Dealing with reconciliation – the theme of the book – she appreciated that Harsh Mander distinguished between subjugative reconciliation of the oppressed to her inferior status and reconciliation with dignity among equals.
She made the perceptive observation that there was no question of acknowledgment of guilt by those who planned the carnage pursuing their agenda of hate and revenge. Recalling the oft-made observation including that by Harsh Mander that no riot could continue beyond a few hours, if the law was enforced impartially, she wanted to remove the distinctions caused by labels between ‘riot’ and ‘terror’. Both were the same. She hoped that Indians would remind themselves that they treated Ashoka the Great and Akbar the Great not Alexander the Great, and would remove the blot of Modi becoming the Great.
Prof. Khwaja Shamim Ahmad acknowledged the heart moving narrative of the book, which touched him. He recalled the Aligarh riot of 1978 in which the PAC had done targeted killings of Muslims. Were the rifles scientifically trained to recognise and kill only Muslims? He put the question to Prime Minister Morarji Desai, when he observed that when riots broke out, police would resort to firing.
The retired district judge Dharam Sing Ram commended Harsh Mander’s work, to which, he felt, we should extend support so that gross injustice to Muslims and other weaker sections could be removed, without which India’s claim as a law-governed democracy would remain hollow.
Dr. Mufti Zahid recalled Harsh Mander’s initial sacrifice by resigning from the administrative service and undertaking the mission of rousing people’s conscience. His sincere dedication to the cause made us regain hope. He felt that the facts of the incident of Ishrat Jahan’s false encounter killing coming to light was a hopeful sign of accountability.
Dr. Asim Siddiqi paid tributes to Harsh Mander, whose columns in newspapers he looked forward to reading with interest every week; and was moved by his recent account of the Nellie massacre of 1983, in the Hindu. It appeared to him that he wrote from the heart.
Dr. Shakeel Samdani recalled how as a mere Additional Collector he got anti-Sikh riot in Indore controlled, by calling the army without seeking permission from any political authority. Paying tributes to him, he observed that we should all seek inspiration from Harsh Mander’s work.
Prof. Shamim Ahmad forcefully brought out pervasive injustice to Muslims, who were in a unique situation of victimhood. He gave a call for trial of Modi under some competent international authority.
In his concluding remarks Prof. Ansari pointed out that issues of justice, peace and reconciliation in Gujarat could not be dealt with in isolation. Gujarat 2002 is the outcome of the failure of the judiciary since December 1949 till 1994 in the Ayodhya cases. Why did Ayodhya happen? It needs to be publicly debated, like the current debate over why Partition happened, fixing responsibility for not only 6 December 1992, but all events since 22-23 December 1949. He further observed that to be able to cope with the post-Ayodhya situation of which Gujarat is an episode required paradigm shift from pre-1947 secular communal polarised public discourse to a more comprehensive model of peace and reconciliation for the entire subcontinent making us rethink our concepts of nation, community, citizen and State in human rights perspective.

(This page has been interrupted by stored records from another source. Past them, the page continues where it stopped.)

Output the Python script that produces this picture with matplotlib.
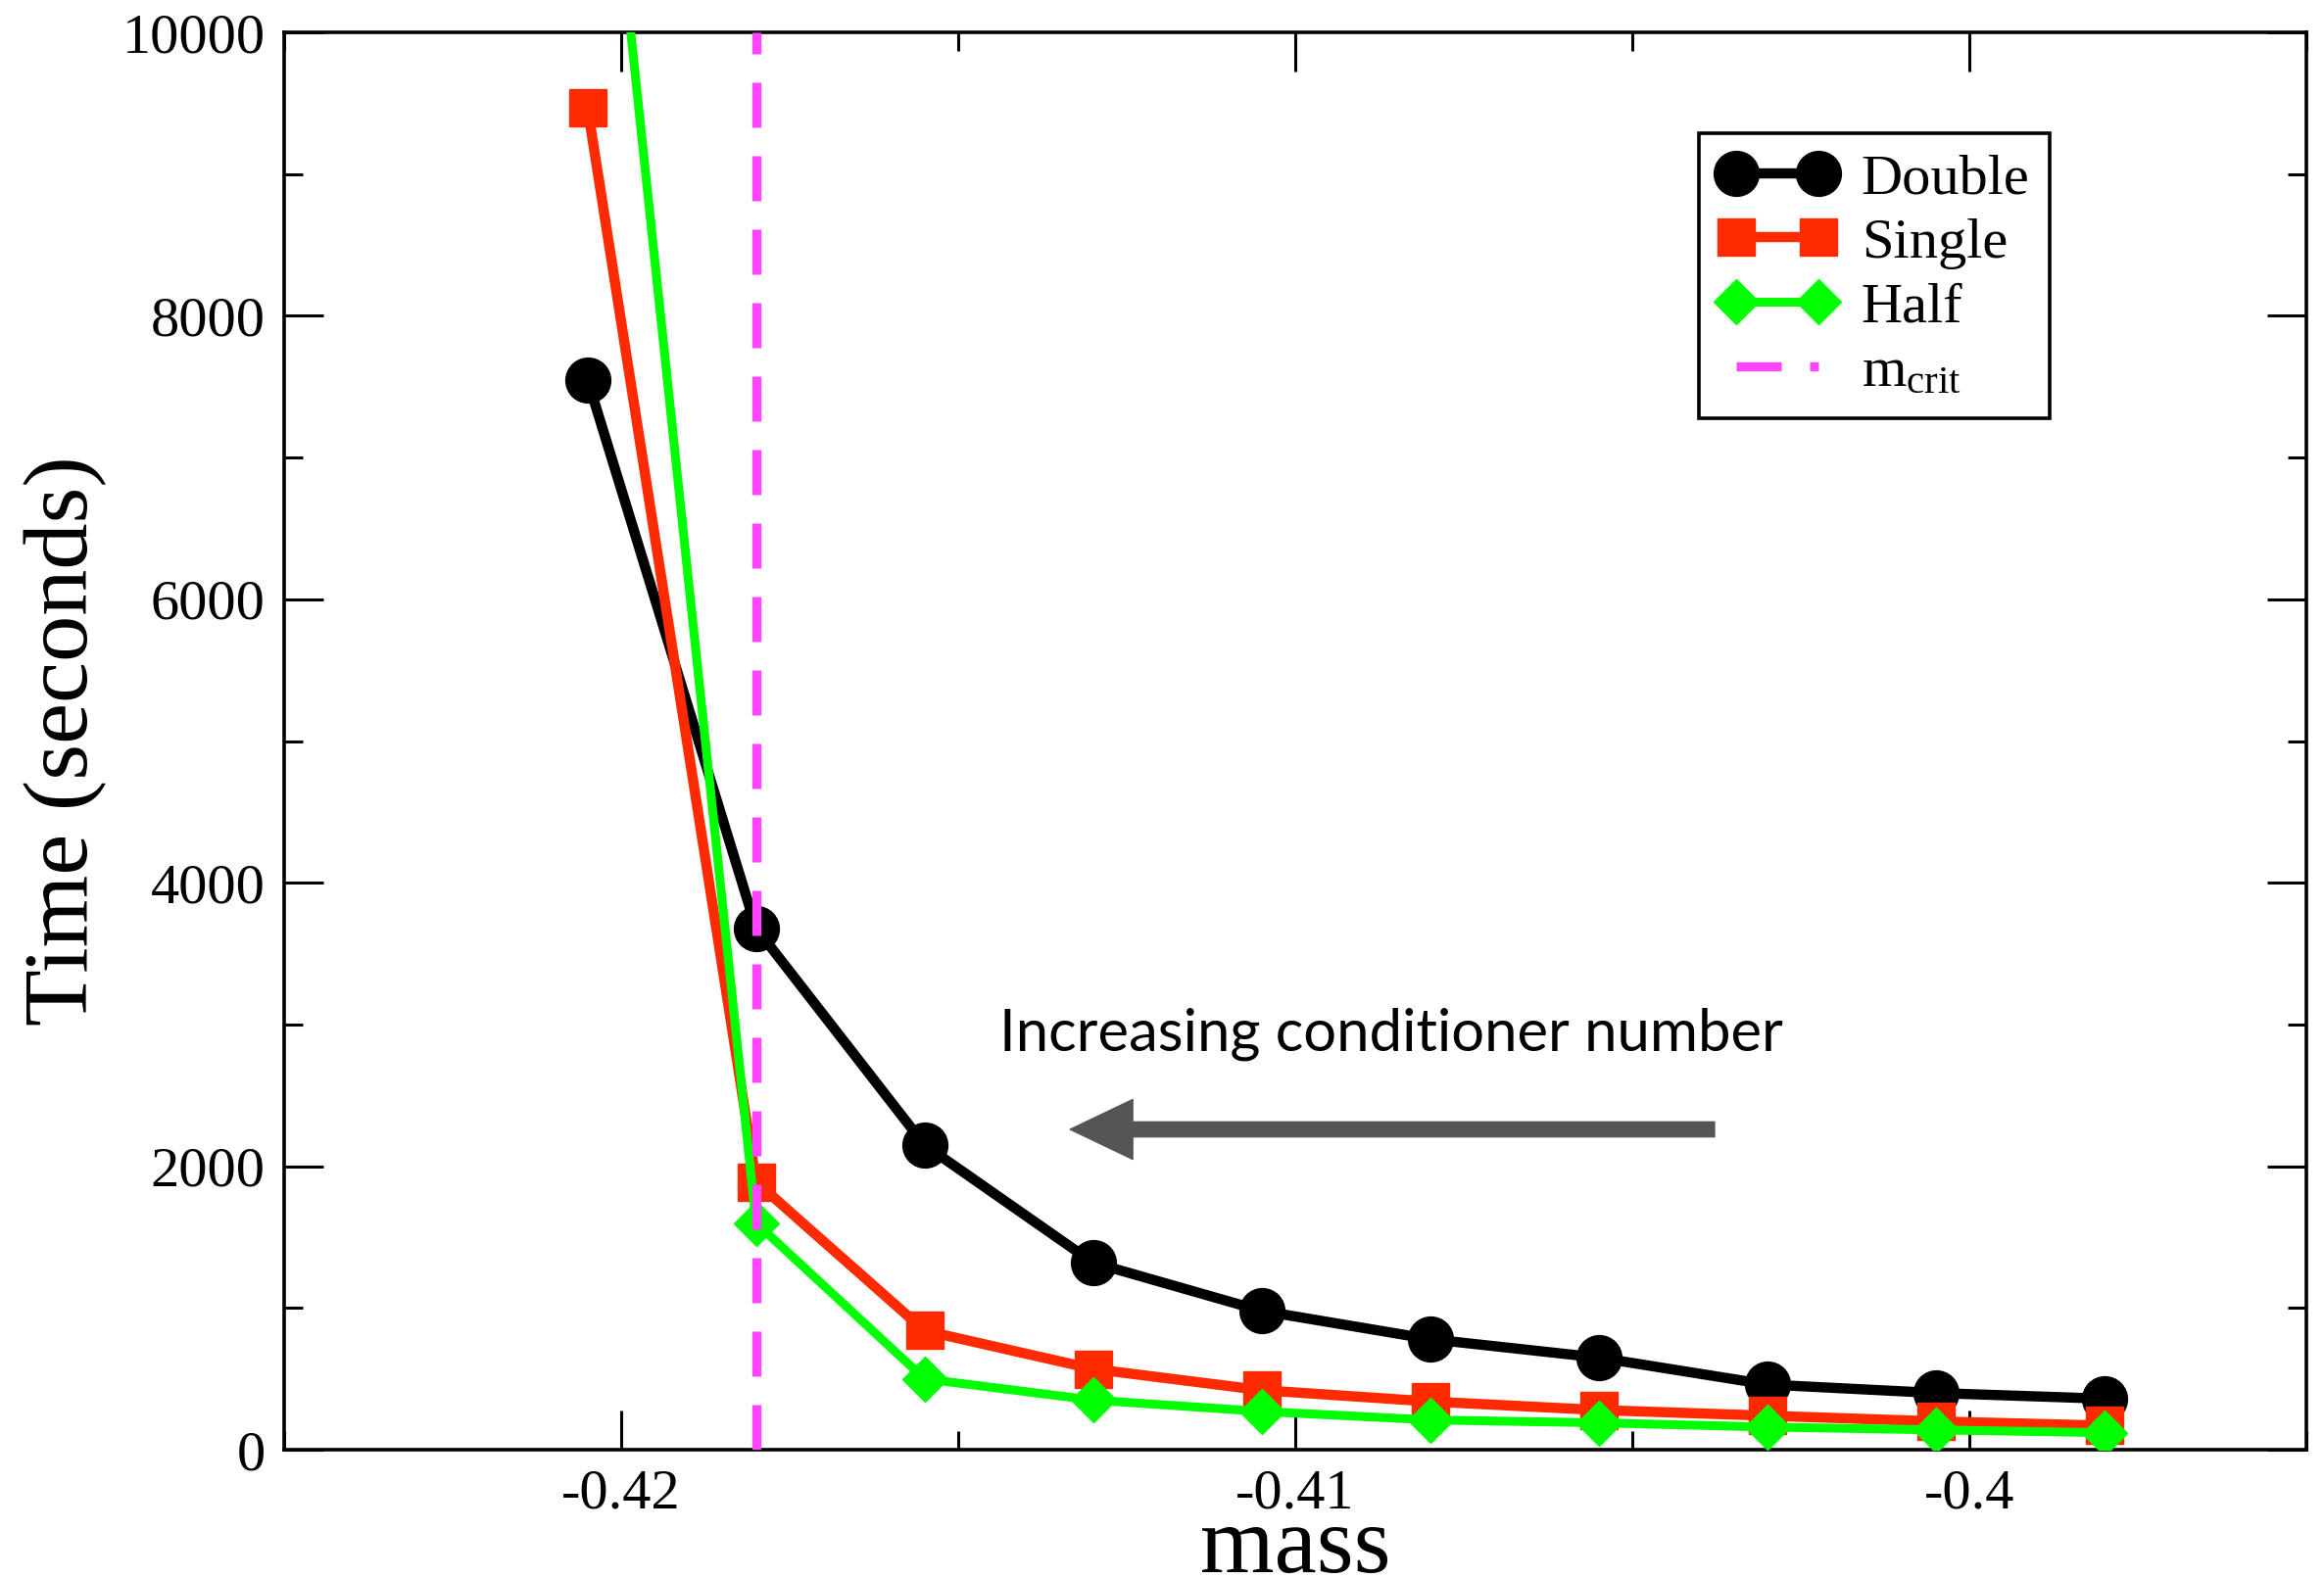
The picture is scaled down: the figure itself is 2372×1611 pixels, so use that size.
import matplotlib
matplotlib.use('Agg')
import matplotlib.pyplot as plt
from matplotlib.lines import Line2D
from matplotlib.ticker import MultipleLocator

# values
mass = [-0.4205, -0.418, -0.4155, -0.413, -0.4105, -0.408, -0.4055, -0.403, -0.4005, -0.398]
t_double = [7550, 3680, 2150, 1320, 980, 780, 650, 460, 400, 360]
t_single = [9470, 1890, 840, 570, 420, 340, 280, 240, 200, 170]
t_half = [12900, 1600, 500, 350, 270, 210, 190, 160, 140, 120]
m_crit = -0.418

RED = '#ff2a00'
GREEN = '#00ff00'
MAGENTA = '#ff44ff'

plt.rcParams['font.family'] = ['Liberation Serif', 'DejaVu Serif']
plt.rcParams['mathtext.fontset'] = 'custom'
plt.rcParams['mathtext.rm'] = 'Liberation Serif'
plt.rcParams['mathtext.it'] = 'Liberation Serif:italic'


def main():
    fig = plt.figure(figsize=(23.72, 16.11), dpi=100)
    ax = fig.add_axes([0.1223, 0.0813, 0.9924 - 0.1223, 0.9795 - 0.0813])

    lw = 7.5
    dash = (46 * 0.72 / 6.7, 29 * 0.72 / 6.7)
    ax.axvline(m_crit, color=MAGENTA, lw=6.7, linestyle=(0, dash), zorder=4)
    ax.plot(mass, t_double, color='black', lw=lw, marker='o', ms=33, zorder=3)
    ax.plot(mass, t_single, color=RED, lw=lw, marker='s', ms=28, zorder=3)
    ax.plot(mass, t_half, color=GREEN, lw=lw - 1, marker='D', ms=23, zorder=3)

    ax.set_xlim(-0.425, -0.395)
    ax.set_ylim(0, 10000)
    ax.xaxis.set_major_locator(MultipleLocator(0.01))
    ax.xaxis.set_minor_locator(MultipleLocator(0.005))
    ax.yaxis.set_major_locator(MultipleLocator(2000))
    ax.yaxis.set_minor_locator(MultipleLocator(1000))
    ax.set_xticks([-0.42, -0.41, -0.40])
    ax.set_xticklabels(['-0.42', '-0.41', '-0.4'])
    ax.tick_params(which='both', direction='in', top=True, right=True, width=2.2)
    ax.tick_params(which='major', length=29, labelsize=42, pad=14)
    ax.tick_params(which='minor', length=14)
    for s in ax.spines.values():
        s.set_linewidth(2.6)

    ax.set_xlabel('mass', fontsize=70, labelpad=-10)
    ax.set_ylabel('Time (seconds)', fontsize=68, labelpad=11)

    ax.annotate('', xy=(-0.41334, 2260), xytext=(-0.40378, 2260),
                arrowprops=dict(facecolor='#555555', edgecolor='#555555',
                                width=11, headwidth=44, headlength=46, shrink=0))
    ax.text(-0.40858, 2930, 'Increasing conditioner number', fontsize=43,
            family=['Lato', 'DejaVu Sans'], ha='center', va='center')

    handles = [
        Line2D([], [], color='black', lw=lw, marker='o', ms=33),
        Line2D([], [], color=RED, lw=lw, marker='s', ms=28),
        Line2D([], [], color=GREEN, lw=lw - 1, marker='D', ms=23),
        Line2D([], [], color=MAGENTA, lw=6.7, linestyle=(0, dash)),
    ]
    labels = ['Double', 'Single', 'Half', r'm$_{\mathrm{crit}}$']
    leg = fig.legend(handles, labels, loc='upper right',
                     bbox_to_anchor=(2092 / 2372, 1 - 136 / 1611),
                     fontsize=42, numpoints=2, handlelength=2.05,
                     handletextpad=0.45, labelspacing=0.22, borderpad=0.35,
                     borderaxespad=0, fancybox=False, framealpha=1,
                     edgecolor='black')
    leg.get_frame().set_linewidth(2.6)

    fig.savefig('out.png', dpi=100)


if __name__ == '__main__':
    main()
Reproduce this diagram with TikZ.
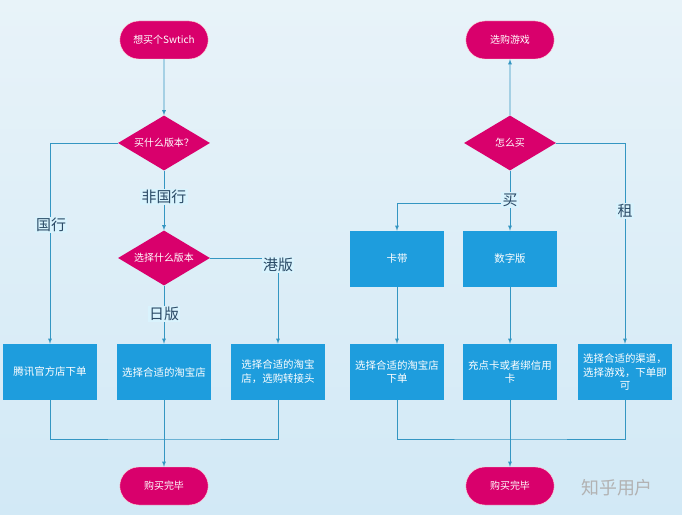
\documentclass[tikz,border=0pt]{standalone}
\usepackage{fontspec}
\setmainfont{Noto Sans CJK SC}
\XeTeXlinebreaklocale "zh"
\XeTeXlinebreakskip=0pt
\usetikzlibrary{shapes.geometric,shapes.misc,positioning}
\definecolor{pinkfill}{HTML}{D9006C}
\definecolor{boxblue}{HTML}{1E9DDD}
\definecolor{linecol}{HTML}{3496C2}
\definecolor{labtext}{HTML}{2A4A66}
\definecolor{bgtop}{HTML}{E8F3F9}
\definecolor{bgbot}{HTML}{D2E9F6}

\begin{document}
\begin{tikzpicture}[x=1bp,y=-1bp,>=latex,
    line/.style={draw=linecol,line width=0.8pt},
    term/.style={rounded rectangle,fill=pinkfill,draw=pink!60,text=white,
      minimum width=95bp,minimum height=38bp,font=\fontsize{10}{12}\selectfont},
    dec/.style={diamond,fill=pinkfill,text=white,aspect=1.7,inner sep=0pt,
      minimum width=92bp,minimum height=55bp,font=\fontsize{10}{12}\selectfont},
    box/.style={rectangle,fill=boxblue,text=white,minimum width=94bp,
      minimum height=56bp,text width=92bp,inner sep=1bp,align=center,
      font=\fontsize{10.5}{14}\selectfont},
    lab/.style={fill=white!85!cyan,text=labtext,inner sep=1.5pt,
      font=\fontsize{15}{18}\selectfont}]
  \shade[top color=bgtop,bottom color=bgbot] (0,0) rectangle (682,515);
  \useasboundingbox (0,0) rectangle (682,515);

  % left flow
  \node[term] (start) at (164,40)  {想买个Swtich};
  \node[dec]  (ver)   at (164,143) {买什么版本？};
  \node[dec]  (sel)   at (164,258) {选择什么版本};
  \node[box]  (tx)    at (50,372)  {腾讯官方店下单};
  \node[box]  (tb)    at (164,372) {选择合适的淘宝店};
  \node[box]  (tbz)   at (278,372) {选择合适的淘宝\\店，选购转接头};
  \node[term] (endl)  at (164,486) {购买完毕};

  \draw[line,->] (start) -- (ver);
  \draw[line,->] (ver) -- (sel);
  \draw[line,->] (ver.west) -| (tx.north);
  \draw[line,->] (sel) -- (tb);
  \draw[line,->] (sel.east) -| (tbz.north);
  \draw[line] (tx.south) |- (164,439) -| (tbz.south);
  \draw[line,->] (tb.south) -- (endl.north);

  \node[lab] at (51,225)  {国行};
  \node[lab] at (164,197) {非国行};
  \node[lab] at (164,314) {日版};
  \node[lab] at (278,265) {港版};

  % right flow
  \node[term] (game)  at (510,40)  {选购游戏};
  \node[dec]  (how)   at (510,143) {怎么买};
  \node[box]  (card)  at (397,259) {卡带};
  \node[box]  (dig)   at (510,259) {数字版};
  \node[box]  (tbc)   at (397,372) {选择合适的淘宝店\\下单};
  \node[box]  (pay)   at (510,372) {充点卡或者绑信用\\卡};
  \node[box]  (rent)  at (625,372) {选择合适的渠道，\\选择游戏，下单即\\可};
  \node[term] (endr)  at (510,486) {购买完毕};

  \draw[line,->] (how) -- (game);
  \draw[line,->] (how) -- (dig);
  \draw[line,->] (510,203) -| (card.north);
  \draw[line,->] (how.east) -| (rent.north);
  \draw[line,->] (card) -- (tbc);
  \draw[line,->] (dig) -- (pay);
  \draw[line] (tbc.south) |- (510,439) -| (rent.south);
  \draw[line,->] (pay.south) -- (endr.north);

  \node[lab] at (510,200) {买};
  \node[lab] at (625,211) {租};

  \node[text=gray!60,font=\fontsize{18}{20}\selectfont] (mark) at (617,488) {知乎用户};
\end{tikzpicture}
\end{document}
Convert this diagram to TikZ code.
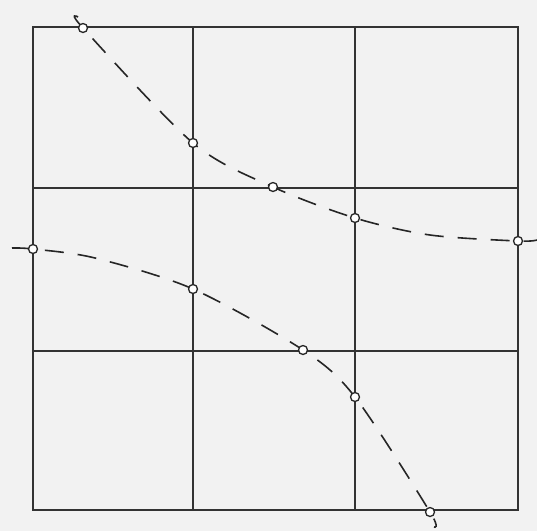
\documentclass[tikz,border=0pt]{standalone}
\begin{document}
\begin{tikzpicture}[x=1pt,y=-1pt,
  gridline/.style={draw=black!80,line width=2pt},
  curveline/.style={draw=black!85,line width=1.6pt,dash pattern=on 19pt off 14pt},
  mk/.style={circle,draw=black!85,fill=white,line width=1.3pt,minimum size=9pt,inner sep=0pt}]
\fill[black!5] (0,0) rectangle (537,531);
\useasboundingbox (0,0) rectangle (537,531);
% grid
\draw[gridline] (33,27) rectangle (518,510);
\draw[gridline] (193,27) -- (193,510);
\draw[gridline] (355,27) -- (355,510);
\draw[gridline] (33,188) -- (518,188);
\draw[gridline] (33,351) -- (518,351);
% upper curve points
\coordinate (u0) at (78,17);
\coordinate (u1) at (83,28);
\coordinate (u2) at (193,143);
\coordinate (u3) at (273,187);
\coordinate (u4) at (355,218);
\coordinate (ua) at (430,235);
\coordinate (u5) at (518,241);
\coordinate (u6) at (537,240);
% lower curve points
\coordinate (l0) at (12,248);
\coordinate (l1) at (33,249);
\coordinate (la) at (95,258);
\coordinate (l2) at (193,289);
\coordinate (l3) at (303,350);
\coordinate (l4) at (355,397);
\coordinate (l5) at (430,512);
\coordinate (l6) at (434,527);
\draw[curveline] plot[smooth,tension=0.5] coordinates {(u0) (u1) (u2) (u3) (u4) (ua) (u5) (u6)};
\draw[curveline] plot[smooth,tension=0.5] coordinates {(l0) (l1) (la) (l2) (l3) (l4) (l5) (l6)};
\foreach \p in {u1,u2,u3,u4,u5,l1,l2,l3,l4,l5}
  \node[mk] (m\p) at (\p) {};
\end{tikzpicture}
\end{document}
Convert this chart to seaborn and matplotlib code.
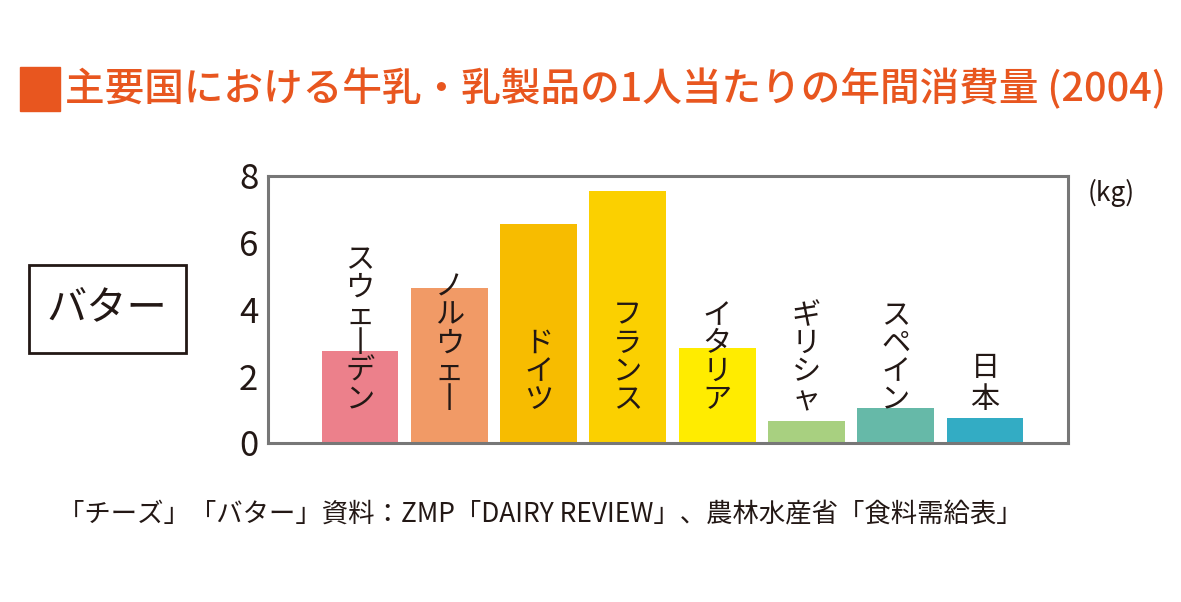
import matplotlib
matplotlib.use('Agg')
import matplotlib.pyplot as plt
import seaborn as sns
from matplotlib.patches import Rectangle

countries = ['スウェーデン', 'ノルウェー', 'ドイツ', 'フランス', 'イタリア', 'ギリシャ', 'スペイン', '日本']
butter_kg = [2.75, 4.65, 6.55, 7.55, 2.85, 0.66, 1.06, 0.76]
bar_colors = ['#EC808B', '#F19A66', '#F7BC00', '#FBD000', '#FFEC00', '#A8D080', '#66B9A8', '#33ACC4']
yticks = [0, 2, 4, 6, 8]

title = '主要国における牛乳・乳製品の1人当たりの年間消費量 (2004)'
footer = '「チーズ」「バター」資料：ZMP「DAIRY REVIEW」、農林水産省「食料需給表」'

sns.set_style('white')
plt.rcParams['font.family'] = ['Noto Sans CJK JP', 'DejaVu Sans']

fig = plt.figure(figsize=(11.81, 6.02), dpi=100)
ax = fig.add_axes([268 / 1181, 1 - 443 / 602, 800 / 1181, 267 / 602])

sns.barplot(x=countries, y=butter_kg, hue=countries, palette=bar_colors,
            legend=False, width=0.86, saturation=1, edgecolor='none', ax=ax)

ax.set_xlim(-1.03, 7.93)
ax.set_ylim(0, 8)
ax.set_yticks(yticks)
ax.set_xticks([])
ax.set_xlabel('')
ax.set_ylabel('')
ax.tick_params(axis='y', direction='in', length=14, width=2, color='#777777',
               labelsize=25, pad=7, labelcolor='#231815')
for s in ax.spines.values():
    s.set_color('#777777')
    s.set_linewidth(2.2)

# vertical country names, one glyph per row ("ー" turned upright)
for i, name in enumerate(countries):
    chars = [c.replace('ー', '丨') for c in name]
    n = len(chars)
    step = 20.2 if name != '日本' else 23
    for j, ch in enumerate(chars):
        ax.annotate(ch, xy=(i, 1.29), xytext=(0, (n - 1 - j) * step),
                    textcoords='offset points', ha='center', va='center',
                    fontsize=21, color='#231815')

fig.text(1088 / 1181, 1 - 193 / 602, '(kg)', fontsize=19, color='#231815',
         ha='left', va='center')

# title with orange square
fig.patches.append(Rectangle((20 / 1181, 1 - 111 / 602), 40 / 1181, 44 / 602,
                             transform=fig.transFigure, color='#E8561F'))
fig.text(65 / 1181, 1 - 89 / 602, title, fontsize=28.5, color='#E8561F',
         ha='left', va='center', fontweight='medium')

# "バター" box
fig.patches.append(Rectangle((29 / 1181, 1 - 353 / 602), 157 / 1181, 88 / 602,
                             transform=fig.transFigure, fill=False,
                             edgecolor='#231815', linewidth=2))
fig.text(107 / 1181, 1 - 309 / 602, 'バター', fontsize=29, color='#231815',
         ha='center', va='center')

fig.text(58 / 1181, 1 - 515 / 602, footer, fontsize=19, color='#231815',
         ha='left', va='center')

fig.savefig('out.png', dpi=100, facecolor='white')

In his response Harsh Mander gave reasons for writing the book based on his experience in Gujarat since 2002 till date – especially the narratives of sufferings of the innocent victims, which needed to be recorded – as he discovered in Nellie (Assam) when he visited the victims of February 1983 carnage, who narrated the 25-year old events as if they had happened in the recent past. Since his idea of India was based on equality of rights of all citizens, especially equal justice for all, he initiated Nyayagraha movement to struggle for securing legal justice while adhering to truth.
Apart from the narrative of the pregnant Kausar, whose abdomen was ripped open and foetus smashed, he recalled the effacement of Wali Dakni’s shrine and overnight building of a road over it. However, it should be comforting to know that every night after the traffic comes to a halt Hindu devotees offer floral tribute to the Saint.
Referring to the findings of Ashish Nandy, he expressed satisfaction over the fact that during 1947 holocaust 26 per cent of people on both sides of the Indo-Pak border saved life of the other community as compared to one per cent savers of Jews in the Holocaust in Nazi’s Germany.
In his presidential remarks Mr. Zafar Alam, expressed his sense of pride in meeting Harsh Mander for the first time. He congratulated him as well as other human rights activists who were serving as catalytic agents for an ongoing change, and expressed his conviction that parliamentary democracy in India would be able to bring about structural reform in the model of governance so that recurrence of massacres and pogroms could soon become a thing of the past.